WHAT THIS TASK INVOLVES - Return precisely the span of lines from the top of the material below to the line containing "ax.bar(x, values, width=0.313, color='#5b9bd5', zorder=3)", both included. Pictures are excluded.

INFORMATION GIVEN -
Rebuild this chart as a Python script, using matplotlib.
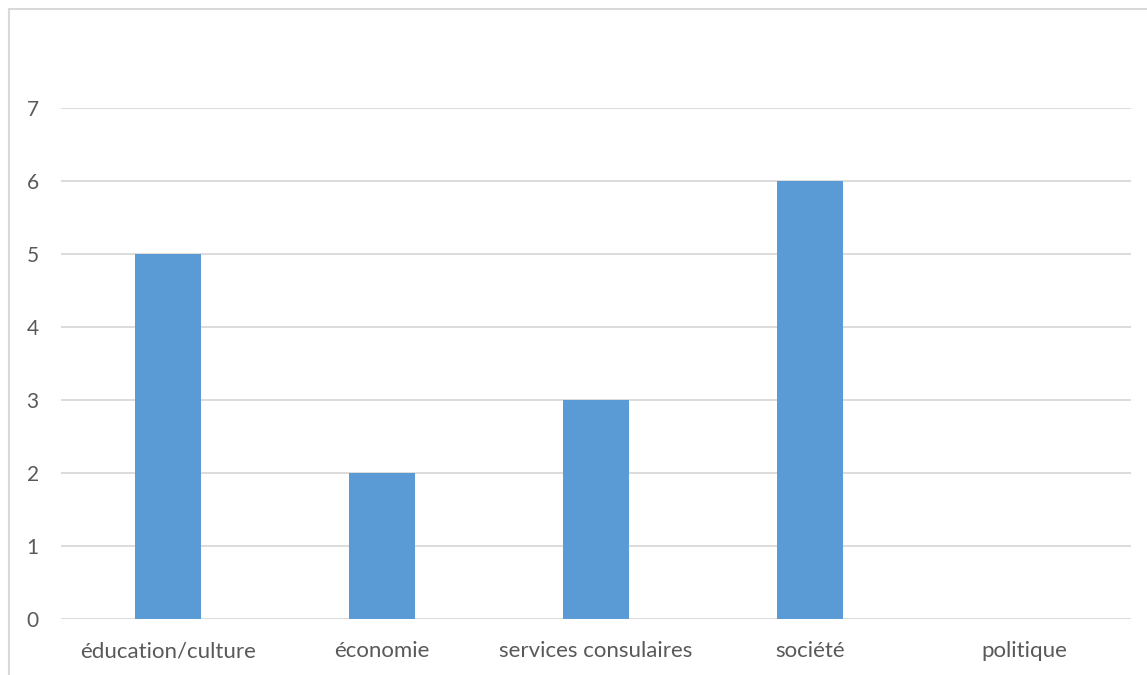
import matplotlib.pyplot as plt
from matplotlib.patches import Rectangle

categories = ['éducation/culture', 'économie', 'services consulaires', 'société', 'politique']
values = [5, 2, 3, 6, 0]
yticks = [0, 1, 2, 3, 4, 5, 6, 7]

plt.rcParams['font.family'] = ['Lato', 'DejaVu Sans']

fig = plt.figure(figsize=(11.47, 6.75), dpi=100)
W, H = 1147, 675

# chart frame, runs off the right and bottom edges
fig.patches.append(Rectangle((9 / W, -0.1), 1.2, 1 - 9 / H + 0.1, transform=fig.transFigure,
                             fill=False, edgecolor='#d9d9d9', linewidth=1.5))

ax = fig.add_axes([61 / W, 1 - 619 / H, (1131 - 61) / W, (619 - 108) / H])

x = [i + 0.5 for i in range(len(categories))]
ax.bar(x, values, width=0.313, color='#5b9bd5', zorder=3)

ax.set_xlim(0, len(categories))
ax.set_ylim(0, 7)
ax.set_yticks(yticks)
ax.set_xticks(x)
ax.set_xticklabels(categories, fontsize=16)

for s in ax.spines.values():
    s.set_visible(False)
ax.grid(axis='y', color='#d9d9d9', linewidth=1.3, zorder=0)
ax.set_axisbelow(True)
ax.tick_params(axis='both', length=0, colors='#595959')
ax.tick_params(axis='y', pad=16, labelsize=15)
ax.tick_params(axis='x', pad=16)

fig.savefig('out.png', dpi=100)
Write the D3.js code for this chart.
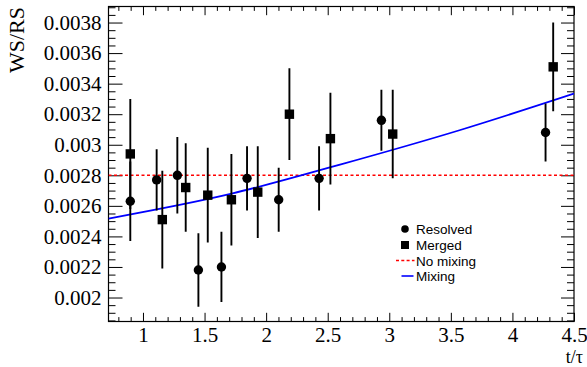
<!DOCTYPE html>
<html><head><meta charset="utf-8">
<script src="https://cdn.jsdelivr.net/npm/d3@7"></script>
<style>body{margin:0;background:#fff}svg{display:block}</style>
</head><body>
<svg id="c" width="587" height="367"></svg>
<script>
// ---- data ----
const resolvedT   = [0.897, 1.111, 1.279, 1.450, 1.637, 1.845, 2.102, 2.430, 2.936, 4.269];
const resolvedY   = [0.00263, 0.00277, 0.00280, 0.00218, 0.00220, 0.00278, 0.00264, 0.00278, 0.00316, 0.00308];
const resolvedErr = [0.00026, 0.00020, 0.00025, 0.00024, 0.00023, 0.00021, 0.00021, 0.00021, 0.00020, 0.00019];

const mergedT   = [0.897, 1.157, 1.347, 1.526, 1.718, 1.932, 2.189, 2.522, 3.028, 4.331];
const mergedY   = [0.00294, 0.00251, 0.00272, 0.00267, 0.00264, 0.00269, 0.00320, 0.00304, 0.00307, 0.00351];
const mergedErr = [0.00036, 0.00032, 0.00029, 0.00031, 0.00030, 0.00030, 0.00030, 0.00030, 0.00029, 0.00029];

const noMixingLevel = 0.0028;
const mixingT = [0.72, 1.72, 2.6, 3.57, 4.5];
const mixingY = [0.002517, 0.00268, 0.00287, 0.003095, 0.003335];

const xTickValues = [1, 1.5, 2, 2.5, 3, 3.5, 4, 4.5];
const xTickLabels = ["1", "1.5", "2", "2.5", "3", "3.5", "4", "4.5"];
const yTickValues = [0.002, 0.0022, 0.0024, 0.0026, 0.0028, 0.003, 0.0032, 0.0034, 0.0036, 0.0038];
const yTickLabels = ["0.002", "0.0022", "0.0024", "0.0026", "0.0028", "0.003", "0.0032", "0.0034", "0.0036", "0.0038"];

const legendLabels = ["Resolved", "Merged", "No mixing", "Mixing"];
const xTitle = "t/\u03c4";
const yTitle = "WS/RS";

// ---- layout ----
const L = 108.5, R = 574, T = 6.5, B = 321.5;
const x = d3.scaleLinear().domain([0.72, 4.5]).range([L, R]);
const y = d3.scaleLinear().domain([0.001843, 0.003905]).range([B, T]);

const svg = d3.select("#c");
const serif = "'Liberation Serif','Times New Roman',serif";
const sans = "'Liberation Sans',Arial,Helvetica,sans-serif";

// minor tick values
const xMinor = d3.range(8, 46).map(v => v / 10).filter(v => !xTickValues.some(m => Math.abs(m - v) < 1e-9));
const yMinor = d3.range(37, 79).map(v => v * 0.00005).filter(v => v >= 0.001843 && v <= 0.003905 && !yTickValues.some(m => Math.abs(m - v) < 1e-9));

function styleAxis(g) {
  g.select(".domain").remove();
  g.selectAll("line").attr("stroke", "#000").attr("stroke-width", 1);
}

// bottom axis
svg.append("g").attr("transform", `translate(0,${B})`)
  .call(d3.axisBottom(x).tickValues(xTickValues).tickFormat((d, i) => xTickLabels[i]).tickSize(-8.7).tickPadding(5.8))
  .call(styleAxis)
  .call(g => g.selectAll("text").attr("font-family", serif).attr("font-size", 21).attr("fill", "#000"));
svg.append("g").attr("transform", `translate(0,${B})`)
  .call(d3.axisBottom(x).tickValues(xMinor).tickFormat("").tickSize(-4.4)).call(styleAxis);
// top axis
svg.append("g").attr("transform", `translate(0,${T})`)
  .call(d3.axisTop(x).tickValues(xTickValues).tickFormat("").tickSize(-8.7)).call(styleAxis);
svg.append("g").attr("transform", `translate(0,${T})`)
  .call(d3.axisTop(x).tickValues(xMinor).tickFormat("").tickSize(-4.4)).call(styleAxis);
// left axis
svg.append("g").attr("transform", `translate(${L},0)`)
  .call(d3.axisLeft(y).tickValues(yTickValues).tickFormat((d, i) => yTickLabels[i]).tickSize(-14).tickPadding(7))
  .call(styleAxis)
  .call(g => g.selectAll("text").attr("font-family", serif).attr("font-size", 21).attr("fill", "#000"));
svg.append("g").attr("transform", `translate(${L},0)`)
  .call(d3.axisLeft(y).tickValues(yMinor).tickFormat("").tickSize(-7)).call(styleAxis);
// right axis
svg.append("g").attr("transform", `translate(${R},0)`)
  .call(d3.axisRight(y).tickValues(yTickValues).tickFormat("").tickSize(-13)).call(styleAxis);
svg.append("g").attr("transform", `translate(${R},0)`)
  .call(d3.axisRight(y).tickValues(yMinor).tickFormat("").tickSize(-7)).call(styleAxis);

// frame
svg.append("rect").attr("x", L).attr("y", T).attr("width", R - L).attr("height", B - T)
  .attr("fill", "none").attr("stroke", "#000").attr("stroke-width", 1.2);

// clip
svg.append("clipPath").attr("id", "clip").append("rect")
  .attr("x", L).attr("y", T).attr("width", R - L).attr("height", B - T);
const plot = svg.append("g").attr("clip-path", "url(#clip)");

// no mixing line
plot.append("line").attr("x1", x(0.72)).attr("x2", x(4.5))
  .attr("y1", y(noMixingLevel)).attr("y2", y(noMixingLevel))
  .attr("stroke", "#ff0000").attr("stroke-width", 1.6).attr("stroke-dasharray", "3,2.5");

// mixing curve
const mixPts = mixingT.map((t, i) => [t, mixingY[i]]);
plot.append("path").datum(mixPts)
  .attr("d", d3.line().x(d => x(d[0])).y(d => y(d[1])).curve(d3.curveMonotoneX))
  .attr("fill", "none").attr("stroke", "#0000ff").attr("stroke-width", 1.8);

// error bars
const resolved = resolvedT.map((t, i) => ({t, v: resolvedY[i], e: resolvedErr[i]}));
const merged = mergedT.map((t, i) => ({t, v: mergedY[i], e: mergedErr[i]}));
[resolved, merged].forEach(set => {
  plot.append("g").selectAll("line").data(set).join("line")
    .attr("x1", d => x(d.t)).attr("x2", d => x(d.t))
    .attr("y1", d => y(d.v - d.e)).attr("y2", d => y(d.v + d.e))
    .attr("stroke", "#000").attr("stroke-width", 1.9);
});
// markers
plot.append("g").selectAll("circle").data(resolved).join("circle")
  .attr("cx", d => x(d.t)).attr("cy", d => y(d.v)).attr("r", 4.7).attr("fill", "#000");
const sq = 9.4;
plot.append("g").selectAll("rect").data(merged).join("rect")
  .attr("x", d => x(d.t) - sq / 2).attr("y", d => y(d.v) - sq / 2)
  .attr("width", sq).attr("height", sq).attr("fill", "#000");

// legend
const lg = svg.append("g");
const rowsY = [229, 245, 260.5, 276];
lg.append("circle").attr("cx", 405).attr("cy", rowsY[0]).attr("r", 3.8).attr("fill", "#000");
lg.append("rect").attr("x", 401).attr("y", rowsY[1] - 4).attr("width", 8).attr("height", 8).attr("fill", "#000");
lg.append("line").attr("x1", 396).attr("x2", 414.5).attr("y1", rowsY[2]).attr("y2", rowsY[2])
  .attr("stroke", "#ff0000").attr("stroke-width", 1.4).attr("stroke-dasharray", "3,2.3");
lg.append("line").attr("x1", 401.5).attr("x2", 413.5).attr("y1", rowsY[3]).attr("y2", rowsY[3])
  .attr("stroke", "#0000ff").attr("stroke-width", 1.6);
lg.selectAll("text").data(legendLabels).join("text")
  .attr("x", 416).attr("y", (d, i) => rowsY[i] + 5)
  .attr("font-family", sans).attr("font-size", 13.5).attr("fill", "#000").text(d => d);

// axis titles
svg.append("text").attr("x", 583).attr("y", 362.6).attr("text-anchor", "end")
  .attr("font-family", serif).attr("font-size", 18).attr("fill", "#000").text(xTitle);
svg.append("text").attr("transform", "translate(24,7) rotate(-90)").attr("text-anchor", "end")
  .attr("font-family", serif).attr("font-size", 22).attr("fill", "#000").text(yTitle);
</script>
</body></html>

EXPECTED OUTPUT -
Rebuild this chart as a Python script, using matplotlib.
import matplotlib.pyplot as plt
from matplotlib.patches import Rectangle

categories = ['éducation/culture', 'économie', 'services consulaires', 'société', 'politique']
values = [5, 2, 3, 6, 0]
yticks = [0, 1, 2, 3, 4, 5, 6, 7]

plt.rcParams['font.family'] = ['Lato', 'DejaVu Sans']

fig = plt.figure(figsize=(11.47, 6.75), dpi=100)
W, H = 1147, 675

# chart frame, runs off the right and bottom edges
fig.patches.append(Rectangle((9 / W, -0.1), 1.2, 1 - 9 / H + 0.1, transform=fig.transFigure,
                             fill=False, edgecolor='#d9d9d9', linewidth=1.5))

ax = fig.add_axes([61 / W, 1 - 619 / H, (1131 - 61) / W, (619 - 108) / H])

x = [i + 0.5 for i in range(len(categories))]
ax.bar(x, values, width=0.313, color='#5b9bd5', zorder=3)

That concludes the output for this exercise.